Pollution is also continuing to build. The amount of sulphur dioxide, a major air pollutant, discharged in 2003 per unit of GDP was 12% more than the year before and 81% more than the environmental carrying capacity — that is, the ability of the ecosystem to absorb and recycle the pollutant.

Even a small percentage above carrying capacity represents a significant threat to human and environmental health. Under such conditions, one has to wonder how much longer China's economy can continue to boom before it goes bust.

Indeed, weak spots in the economy are already starting to show as the natural systems are increasingly stressed. Deserts such as the one forming in Shanxi are expanding rapidly; acid rain, wind and soil erosion are overwhelming the nation's farmers — and yearly dust storms are shutting down urban areas.

Fortunately, Beijing is starting to take notice of these problems. China's "Blue Sky" initiative has already cleaned up many of the nation's worst polluters.

Beijing city planners are developing green construction standards to promote an energy efficient and green Olympics in 2008. Natural gas is slowly replacing coal in homes and businesses across the country.

Even more significant, the State Environmental Protection Administration and the National Bureau of Statistics (NBS) announced last week that they have set up a framework for calculating a green GDP for the country. The green GDP is calculated by deducting the cost of resource depletion and other environmental externalities from China's current GDP indicator.

?

According to Pan Yue, Vice-Minister of SEPA, the goal is to "increase public awareness of the damage caused by the present growth mentality based on excessive consumption of natural resources and serious environmental degradation."

They hope that by doing so, the state will create a "standard measure of China's environmental sustainability."

The administration is expected to release calculations of the cost of pollution between 1998 and 2003 by December of this year. Six test-run provinces will be selected as pilot regions to adopt a green GDP, with Shanxi province likely to be among those six.

Preliminary assessments of the region suggest that under green GDP measures, Shanxi's so-called booming economy hardly grew at all in the past two decades.

According to a study by the province's academy of social sciences, a state think tank, the officially announced 2002 GDP of 134 billion RMB would decrease 44% — if negative factors such as coal resources depleted, land resources exploited, water used and environmental pollution were accounted for.
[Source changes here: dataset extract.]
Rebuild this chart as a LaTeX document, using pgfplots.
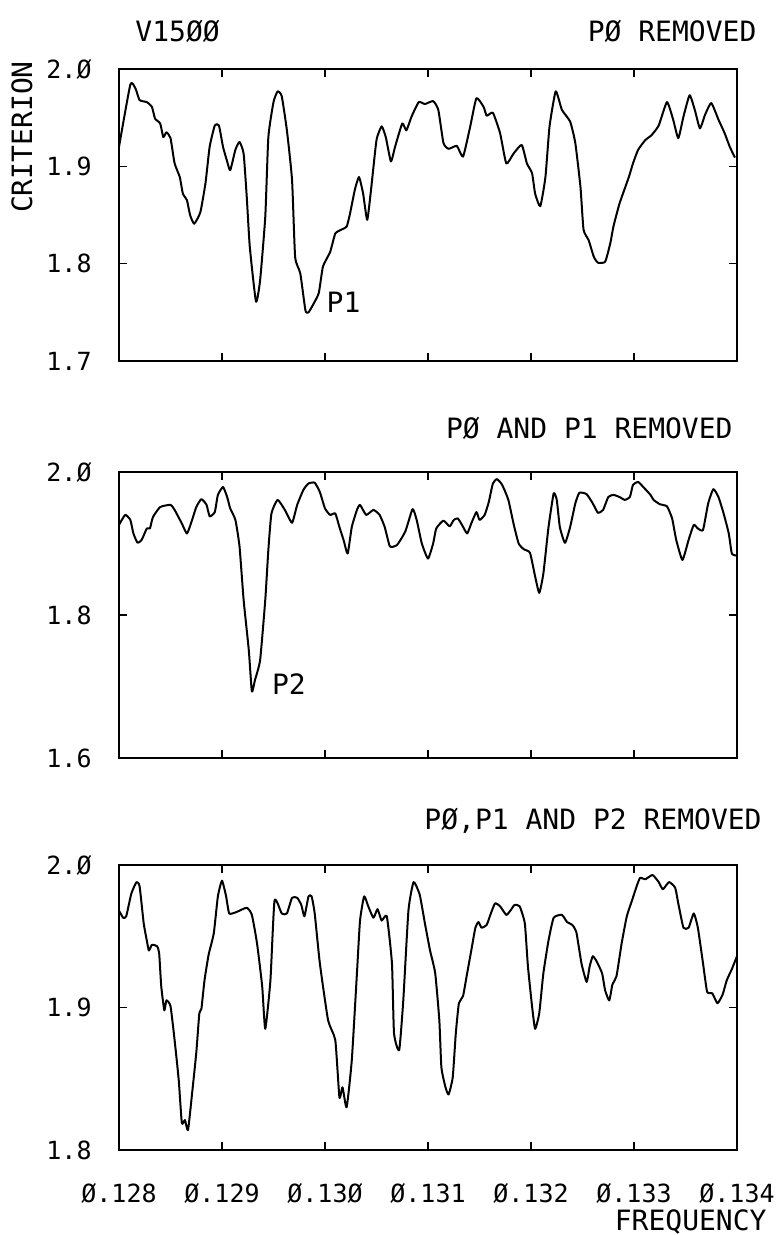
\documentclass[border=0pt]{standalone}
\usepackage{fontspec}
\setmainfont{DejaVu Sans Mono}
\usepackage{pgfplots}
\usepackage{pgfplotstable}
\pgfplotsset{compat=1.18}

% criterion vs frequency
\pgfplotstableread{
f c
0.12800 1.920
0.12811 1.984
0.12816 1.980
0.12820 1.968
0.12827 1.966
0.12832 1.961
0.12835 1.949
0.12840 1.944
0.12843 1.930
0.12846 1.935
0.12850 1.929
0.12854 1.903
0.12859 1.889
0.12862 1.872
0.12866 1.865
0.12869 1.850
0.12873 1.841
0.12879 1.853
0.12884 1.883
0.12888 1.920
0.12893 1.942
0.12897 1.942
0.12901 1.920
0.12905 1.905
0.12908 1.896
0.12913 1.917
0.12917 1.925
0.12921 1.913
0.12924 1.869
0.12927 1.817
0.12933 1.761
0.12937 1.783
0.12942 1.848
0.12945 1.930
0.12950 1.966
0.12954 1.977
0.12958 1.972
0.12963 1.937
0.12968 1.886
0.12971 1.807
0.12976 1.790
0.12981 1.752
0.12984 1.750
0.12989 1.759
0.12994 1.770
0.12998 1.797
0.13005 1.812
0.13010 1.831
0.13016 1.835
0.13021 1.838
0.13024 1.850
0.13029 1.876
0.13033 1.889
0.13037 1.872
0.13041 1.845
0.13045 1.879
0.13050 1.927
0.13055 1.941
0.13059 1.930
0.13064 1.905
0.13068 1.920
0.13075 1.944
0.13079 1.937
0.13084 1.951
0.13091 1.966
0.13097 1.964
0.13105 1.967
0.13110 1.958
0.13115 1.924
0.13120 1.918
0.13128 1.921
0.13134 1.910
0.13141 1.941
0.13147 1.970
0.13154 1.961
0.13157 1.952
0.13163 1.955
0.13170 1.934
0.13176 1.903
0.13183 1.913
0.13191 1.922
0.13196 1.903
0.13201 1.893
0.13204 1.872
0.13209 1.859
0.13214 1.889
0.13218 1.941
0.13224 1.977
0.13230 1.958
0.13238 1.946
0.13243 1.924
0.13248 1.879
0.13251 1.835
0.13256 1.824
0.13261 1.807
0.13265 1.801
0.13272 1.802
0.13277 1.821
0.13280 1.838
0.13286 1.862
0.13295 1.889
0.13299 1.903
0.13304 1.917
0.13311 1.927
0.13317 1.932
0.13324 1.942
0.13332 1.966
0.13338 1.948
0.13343 1.929
0.13348 1.951
0.13354 1.973
0.13359 1.958
0.13364 1.939
0.13369 1.953
0.13375 1.965
0.13382 1.948
0.13388 1.934
0.13393 1.920
0.13398 1.909
}\pzero

\pgfplotstableread{
f c
0.12800 1.926
0.12806 1.940
0.12811 1.933
0.12814 1.914
0.12818 1.901
0.12822 1.905
0.12827 1.921
0.12830 1.921
0.12833 1.937
0.12840 1.951
0.12850 1.954
0.12854 1.947
0.12861 1.928
0.12866 1.914
0.12871 1.933
0.12875 1.951
0.12880 1.962
0.12885 1.954
0.12888 1.938
0.12893 1.944
0.12896 1.968
0.12901 1.979
0.12905 1.965
0.12908 1.949
0.12913 1.933
0.12917 1.896
0.12921 1.821
0.12926 1.751
0.12929 1.693
0.12932 1.709
0.12937 1.737
0.12942 1.821
0.12945 1.891
0.12948 1.942
0.12954 1.961
0.12961 1.947
0.12968 1.929
0.12973 1.954
0.12979 1.975
0.12984 1.984
0.12990 1.985
0.12995 1.972
0.13000 1.949
0.13005 1.940
0.13010 1.942
0.13014 1.923
0.13018 1.905
0.13022 1.886
0.13026 1.923
0.13031 1.947
0.13034 1.954
0.13040 1.940
0.13047 1.947
0.13053 1.940
0.13058 1.923
0.13063 1.896
0.13070 1.898
0.13078 1.917
0.13085 1.948
0.13089 1.933
0.13094 1.900
0.13100 1.879
0.13105 1.900
0.13108 1.921
0.13115 1.932
0.13121 1.924
0.13125 1.933
0.13129 1.935
0.13133 1.926
0.13138 1.914
0.13142 1.928
0.13147 1.944
0.13150 1.933
0.13155 1.940
0.13159 1.958
0.13163 1.984
0.13167 1.990
0.13172 1.982
0.13178 1.961
0.13183 1.928
0.13188 1.900
0.13193 1.892
0.13199 1.887
0.13204 1.854
0.13208 1.831
0.13212 1.858
0.13217 1.923
0.13222 1.970
0.13225 1.961
0.13228 1.923
0.13233 1.901
0.13238 1.923
0.13243 1.956
0.13247 1.971
0.13254 1.969
0.13260 1.956
0.13265 1.943
0.13270 1.947
0.13275 1.965
0.13280 1.968
0.13286 1.965
0.13291 1.961
0.13296 1.965
0.13299 1.982
0.13304 1.986
0.13309 1.979
0.13316 1.968
0.13319 1.961
0.13325 1.955
0.13332 1.952
0.13337 1.935
0.13341 1.905
0.13347 1.877
0.13353 1.905
0.13358 1.926
0.13362 1.921
0.13367 1.919
0.13372 1.956
0.13377 1.976
0.13382 1.965
0.13387 1.942
0.13392 1.914
0.13395 1.886
0.13400 1.883
}\pone

\pgfplotstableread{
f c
0.12800 1.968
0.12804 1.963
0.12807 1.964
0.12812 1.980
0.12817 1.988
0.12820 1.985
0.12824 1.959
0.12827 1.947
0.12829 1.940
0.12832 1.944
0.12837 1.943
0.12839 1.938
0.12841 1.915
0.12844 1.898
0.12846 1.905
0.12850 1.901
0.12854 1.877
0.12858 1.849
0.12861 1.819
0.12864 1.821
0.12867 1.814
0.12871 1.840
0.12875 1.868
0.12878 1.896
0.12880 1.899
0.12883 1.919
0.12887 1.937
0.12892 1.952
0.12896 1.978
0.12900 1.989
0.12904 1.978
0.12907 1.966
0.12914 1.967
0.12924 1.970
0.12929 1.965
0.12934 1.945
0.12939 1.915
0.12942 1.885
0.12947 1.919
0.12951 1.975
0.12958 1.966
0.12963 1.966
0.12968 1.977
0.12973 1.977
0.12977 1.972
0.12980 1.964
0.12984 1.978
0.12987 1.978
0.12990 1.966
0.12995 1.931
0.13003 1.891
0.13010 1.877
0.13014 1.837
0.13017 1.844
0.13021 1.830
0.13026 1.863
0.13031 1.924
0.13034 1.961
0.13038 1.978
0.13042 1.971
0.13047 1.963
0.13051 1.969
0.13055 1.961
0.13060 1.964
0.13065 1.931
0.13067 1.882
0.13072 1.870
0.13076 1.905
0.13081 1.968
0.13086 1.988
0.13092 1.979
0.13097 1.959
0.13102 1.940
0.13107 1.924
0.13111 1.891
0.13113 1.858
0.13117 1.844
0.13120 1.839
0.13124 1.851
0.13127 1.882
0.13130 1.903
0.13134 1.908
0.13138 1.924
0.13142 1.940
0.13146 1.956
0.13149 1.960
0.13152 1.956
0.13157 1.958
0.13160 1.964
0.13165 1.973
0.13170 1.971
0.13176 1.965
0.13180 1.968
0.13184 1.972
0.13189 1.971
0.13194 1.959
0.13197 1.929
0.13201 1.901
0.13204 1.885
0.13208 1.896
0.13212 1.924
0.13217 1.947
0.13222 1.963
0.13230 1.965
0.13235 1.960
0.13240 1.958
0.13244 1.953
0.13249 1.931
0.13254 1.918
0.13257 1.929
0.13260 1.936
0.13264 1.932
0.13269 1.924
0.13272 1.912
0.13276 1.905
0.13279 1.916
0.13283 1.922
0.13288 1.945
0.13293 1.964
0.13298 1.975
0.13303 1.986
0.13306 1.991
0.13311 1.990
0.13318 1.993
0.13324 1.988
0.13328 1.983
0.13334 1.988
0.13340 1.984
0.13343 1.973
0.13348 1.956
0.13353 1.956
0.13358 1.966
0.13362 1.956
0.13367 1.931
0.13371 1.911
0.13376 1.910
0.13381 1.903
0.13386 1.909
0.13390 1.919
0.13395 1.927
0.13400 1.936
}\ptwo

\pgfplotsset{
  panel/.style={
    scale only axis, width=309pt, anchor=south west,
    xmin=0.128, xmax=0.134,
    xtick={0.128,0.129,0.130,0.131,0.132,0.133,0.134},
    xticklabels={},
    tick align=inside, major tick length=4pt,
    axis line style={line width=0.7pt},
    every tick/.style={black, line width=0.7pt},
    tick label style={font=\fontsize{12.5}{14}\selectfont},
    yticklabel style={inner sep=0pt, xshift=-13.5pt},
    xticklabel style={inner sep=0pt, yshift=-16.5pt},
    clip mode=individual,
  },
  curve/.style={black, line width=1pt, line join=round, no marks, smooth, tension=0.3},
}

\begin{document}
\begin{tikzpicture}[font=\fontsize{14}{16}\selectfont]
\path[use as bounding box] (0pt,0pt) rectangle (388.5pt,-617.5pt);

\begin{axis}[panel, at={(59.5pt,-180.5pt)}, height=146pt,
    ymin=1.7, ymax=2.0, ytick={1.7,1.8,1.9,2.0},
    yticklabels={1.7,1.8,1.9,2.Ø}]
  \addplot[curve] table[x=f, y=c] {\pzero};
  \node[inner sep=0pt] at (axis cs:0.13018,1.760) {P1};
  \node[anchor=west, inner sep=0pt] at (rel axis cs:0.026,1.130) {V15ØØ};
  \node[anchor=east, inner sep=0pt] at (rel axis cs:1.032,1.130) {PØ REMOVED};
  \node[rotate=90, inner sep=0pt] at (rel axis cs:-0.157,0.767) {CRITERION};
\end{axis}

\begin{axis}[panel, at={(59.5pt,-379pt)}, height=143pt,
    ymin=1.6, ymax=2.0, ytick={1.6,1.8,2.0},
    yticklabels={1.6,1.8,2.Ø}]
  \addplot[curve] table[x=f, y=c] {\pone};
  \node[inner sep=0pt] at (axis cs:0.12965,1.7035) {P2};
  \node[anchor=east, inner sep=0pt] at (rel axis cs:0.9935,1.154) {PØ AND P1 REMOVED};
\end{axis}

\begin{axis}[panel, at={(59.5pt,-575pt)}, height=142.5pt,
    ymin=1.8, ymax=2.0, ytick={1.8,1.9,2.0},
    yticklabels={1.8,1.9,2.Ø},
    xticklabels={Ø.128,Ø.129,Ø.13Ø,Ø.131,Ø.132,Ø.133,Ø.134}]
  \addplot[curve] table[x=f, y=c] {\ptwo};
  \node[anchor=east, inner sep=0pt] at (rel axis cs:1.0405,1.154) {PØ,P1 AND P2 REMOVED};
  \node[anchor=base east, inner sep=0pt] at (rel axis cs:1.0485,-0.282) {FREQUENCY};
\end{axis}
\end{tikzpicture}
\end{document}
The 11.7% growth reported for that year would decrease to less than 1%.

The notion of the green GDP is still new to China and there is controversy over how to put monetary value on the degradation caused by pollution and resource exploitation.

Nevertheless, these preliminary steps mark a promising shift away from the current model of economic growth and its assumption that there is no alternative to environmental destruction.

If the current vision is executed, it would also put China leagues ahead of most other nations on Earth — by promising a standardized, government-level system of assessing and attaining a sustainable economy.

Indeed, a successful Chinese green GDP could have great ripple effects on the future of economic development worldwide. We could all stand to learn from this bold move.